**Instructions for the task:**
Print only the lines from the top of the data through the line with "black_lab_y = [0.518, 0.474, 0.184, 0.072, -0.657]", both included, skipping every picture.

**Data block:**
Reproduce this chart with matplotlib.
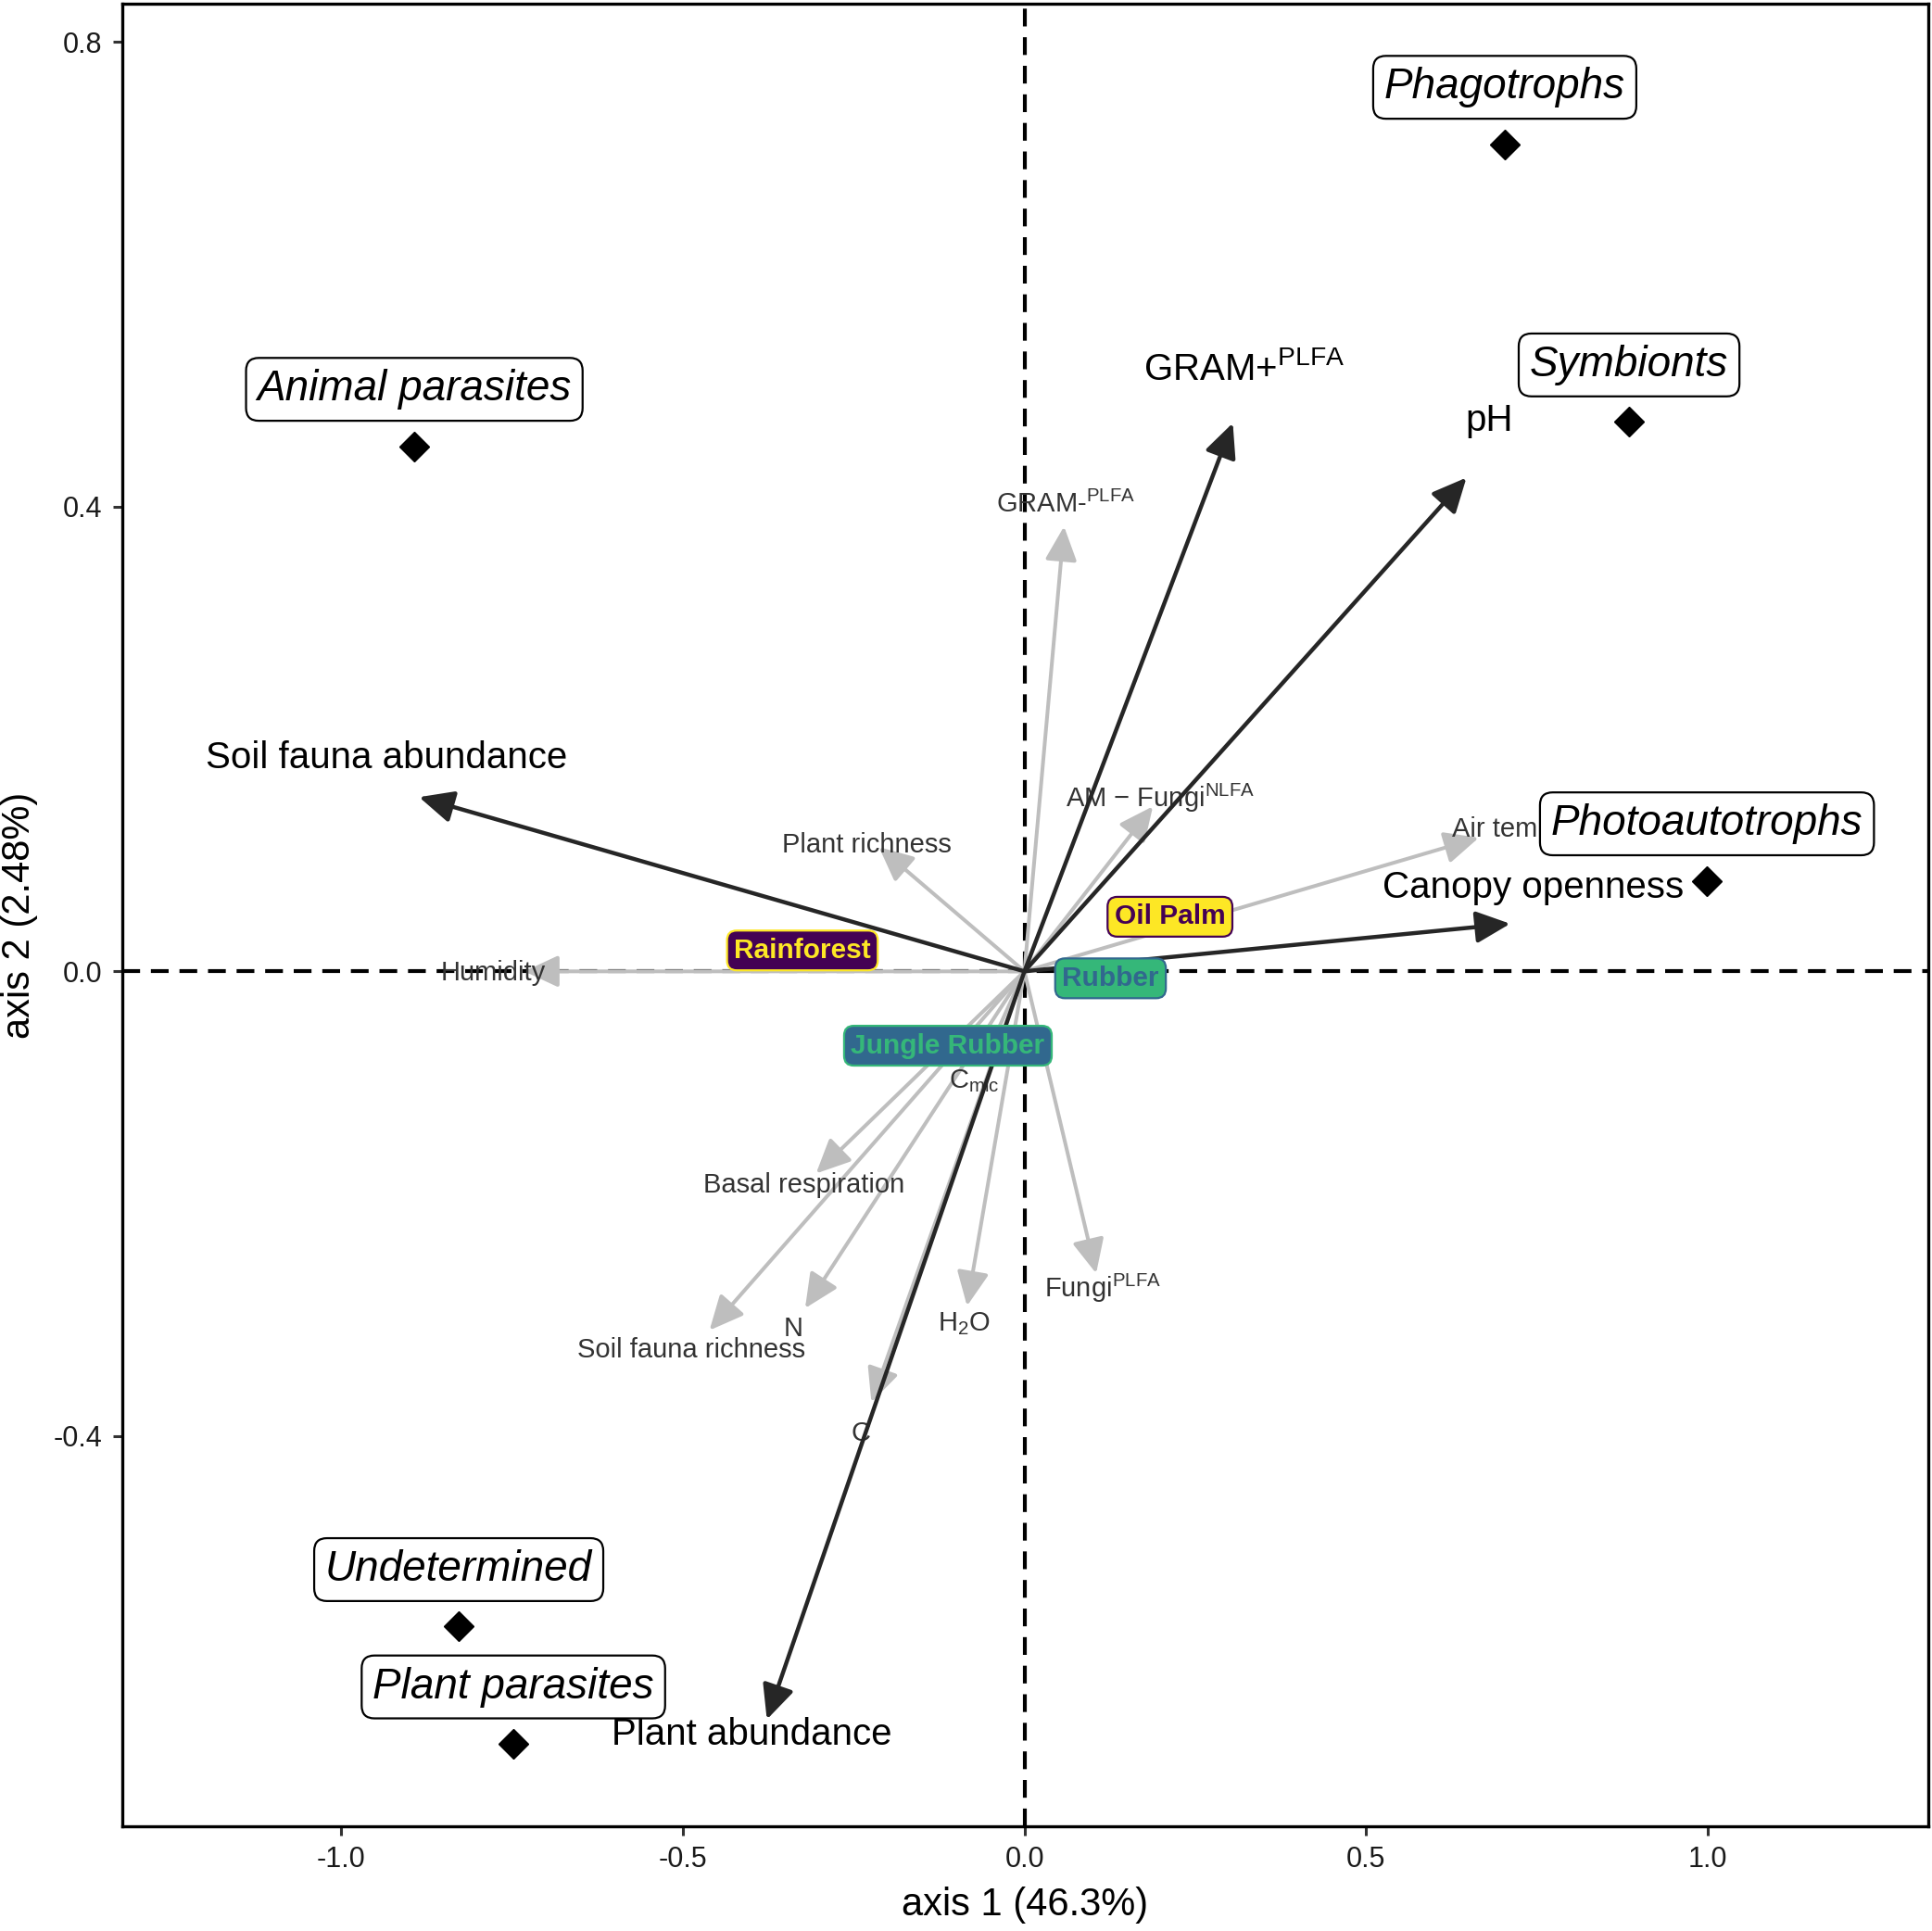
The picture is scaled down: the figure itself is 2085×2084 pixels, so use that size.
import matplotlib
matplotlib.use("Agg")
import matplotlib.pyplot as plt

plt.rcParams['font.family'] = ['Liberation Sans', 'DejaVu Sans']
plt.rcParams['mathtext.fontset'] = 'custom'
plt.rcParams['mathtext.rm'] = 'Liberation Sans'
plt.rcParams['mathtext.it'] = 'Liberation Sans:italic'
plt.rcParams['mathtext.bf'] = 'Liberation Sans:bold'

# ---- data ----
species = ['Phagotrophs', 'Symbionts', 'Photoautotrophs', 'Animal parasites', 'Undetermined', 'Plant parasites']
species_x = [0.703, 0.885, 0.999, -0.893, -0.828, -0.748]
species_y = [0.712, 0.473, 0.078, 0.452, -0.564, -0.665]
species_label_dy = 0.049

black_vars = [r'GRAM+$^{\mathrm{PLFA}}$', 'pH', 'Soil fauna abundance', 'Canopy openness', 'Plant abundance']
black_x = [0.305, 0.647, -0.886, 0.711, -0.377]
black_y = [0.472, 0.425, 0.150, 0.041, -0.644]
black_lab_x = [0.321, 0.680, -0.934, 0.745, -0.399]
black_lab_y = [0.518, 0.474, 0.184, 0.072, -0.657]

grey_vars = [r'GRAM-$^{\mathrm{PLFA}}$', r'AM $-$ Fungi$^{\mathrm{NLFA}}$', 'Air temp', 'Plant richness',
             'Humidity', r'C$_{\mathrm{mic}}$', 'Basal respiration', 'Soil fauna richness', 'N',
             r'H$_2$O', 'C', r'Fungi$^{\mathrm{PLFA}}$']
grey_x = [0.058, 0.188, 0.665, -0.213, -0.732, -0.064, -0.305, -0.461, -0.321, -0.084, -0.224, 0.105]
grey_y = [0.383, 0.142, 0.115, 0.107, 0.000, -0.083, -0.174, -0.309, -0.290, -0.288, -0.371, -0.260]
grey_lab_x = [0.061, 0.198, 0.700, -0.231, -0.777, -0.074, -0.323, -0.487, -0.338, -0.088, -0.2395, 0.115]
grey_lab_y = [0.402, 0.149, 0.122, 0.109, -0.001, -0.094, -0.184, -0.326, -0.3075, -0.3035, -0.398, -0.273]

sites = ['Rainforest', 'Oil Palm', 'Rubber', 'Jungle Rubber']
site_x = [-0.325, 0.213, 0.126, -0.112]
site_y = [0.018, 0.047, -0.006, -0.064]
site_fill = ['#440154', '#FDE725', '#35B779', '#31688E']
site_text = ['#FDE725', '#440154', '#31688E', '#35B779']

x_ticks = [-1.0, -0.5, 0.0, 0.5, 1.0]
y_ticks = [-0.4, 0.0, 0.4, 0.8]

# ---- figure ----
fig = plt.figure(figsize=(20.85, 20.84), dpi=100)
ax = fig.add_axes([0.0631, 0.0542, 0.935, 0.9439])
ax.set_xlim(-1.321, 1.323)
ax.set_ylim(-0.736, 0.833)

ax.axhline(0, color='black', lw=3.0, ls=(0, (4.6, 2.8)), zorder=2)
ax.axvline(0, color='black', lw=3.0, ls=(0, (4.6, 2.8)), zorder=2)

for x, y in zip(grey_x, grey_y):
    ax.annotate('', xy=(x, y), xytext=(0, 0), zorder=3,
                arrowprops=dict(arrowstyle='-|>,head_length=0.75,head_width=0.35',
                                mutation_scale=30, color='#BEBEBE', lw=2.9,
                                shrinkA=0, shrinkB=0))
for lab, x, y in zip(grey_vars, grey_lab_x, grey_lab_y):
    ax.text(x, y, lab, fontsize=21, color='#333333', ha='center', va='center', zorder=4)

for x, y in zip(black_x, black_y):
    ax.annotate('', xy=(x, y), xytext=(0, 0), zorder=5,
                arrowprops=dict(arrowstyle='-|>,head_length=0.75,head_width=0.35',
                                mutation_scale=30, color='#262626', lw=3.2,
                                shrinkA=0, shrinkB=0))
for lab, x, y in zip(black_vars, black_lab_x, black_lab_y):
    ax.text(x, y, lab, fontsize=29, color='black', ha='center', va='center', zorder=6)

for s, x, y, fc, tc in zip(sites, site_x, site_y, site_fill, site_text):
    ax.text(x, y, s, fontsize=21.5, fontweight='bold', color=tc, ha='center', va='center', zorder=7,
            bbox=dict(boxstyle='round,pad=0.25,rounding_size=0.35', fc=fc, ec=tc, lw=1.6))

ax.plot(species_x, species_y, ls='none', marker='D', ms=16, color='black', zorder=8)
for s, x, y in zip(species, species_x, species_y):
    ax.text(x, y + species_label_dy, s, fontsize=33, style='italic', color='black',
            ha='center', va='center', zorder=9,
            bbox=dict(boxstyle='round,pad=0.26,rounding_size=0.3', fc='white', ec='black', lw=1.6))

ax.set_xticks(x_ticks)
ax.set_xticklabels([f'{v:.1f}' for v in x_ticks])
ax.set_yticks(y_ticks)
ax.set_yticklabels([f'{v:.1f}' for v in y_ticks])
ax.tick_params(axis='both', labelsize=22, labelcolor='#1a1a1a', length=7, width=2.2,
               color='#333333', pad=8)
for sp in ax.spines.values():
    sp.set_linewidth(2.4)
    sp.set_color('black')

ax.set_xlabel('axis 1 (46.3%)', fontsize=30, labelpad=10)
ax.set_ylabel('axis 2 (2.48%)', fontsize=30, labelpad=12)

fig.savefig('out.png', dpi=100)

**Task output:**
Reproduce this chart with matplotlib.
The picture is scaled down: the figure itself is 2085×2084 pixels, so use that size.
import matplotlib
matplotlib.use("Agg")
import matplotlib.pyplot as plt

plt.rcParams['font.family'] = ['Liberation Sans', 'DejaVu Sans']
plt.rcParams['mathtext.fontset'] = 'custom'
plt.rcParams['mathtext.rm'] = 'Liberation Sans'
plt.rcParams['mathtext.it'] = 'Liberation Sans:italic'
plt.rcParams['mathtext.bf'] = 'Liberation Sans:bold'

# ---- data ----
species = ['Phagotrophs', 'Symbionts', 'Photoautotrophs', 'Animal parasites', 'Undetermined', 'Plant parasites']
species_x = [0.703, 0.885, 0.999, -0.893, -0.828, -0.748]
species_y = [0.712, 0.473, 0.078, 0.452, -0.564, -0.665]
species_label_dy = 0.049

black_vars = [r'GRAM+$^{\mathrm{PLFA}}$', 'pH', 'Soil fauna abundance', 'Canopy openness', 'Plant abundance']
black_x = [0.305, 0.647, -0.886, 0.711, -0.377]
black_y = [0.472, 0.425, 0.150, 0.041, -0.644]
black_lab_x = [0.321, 0.680, -0.934, 0.745, -0.399]
black_lab_y = [0.518, 0.474, 0.184, 0.072, -0.657]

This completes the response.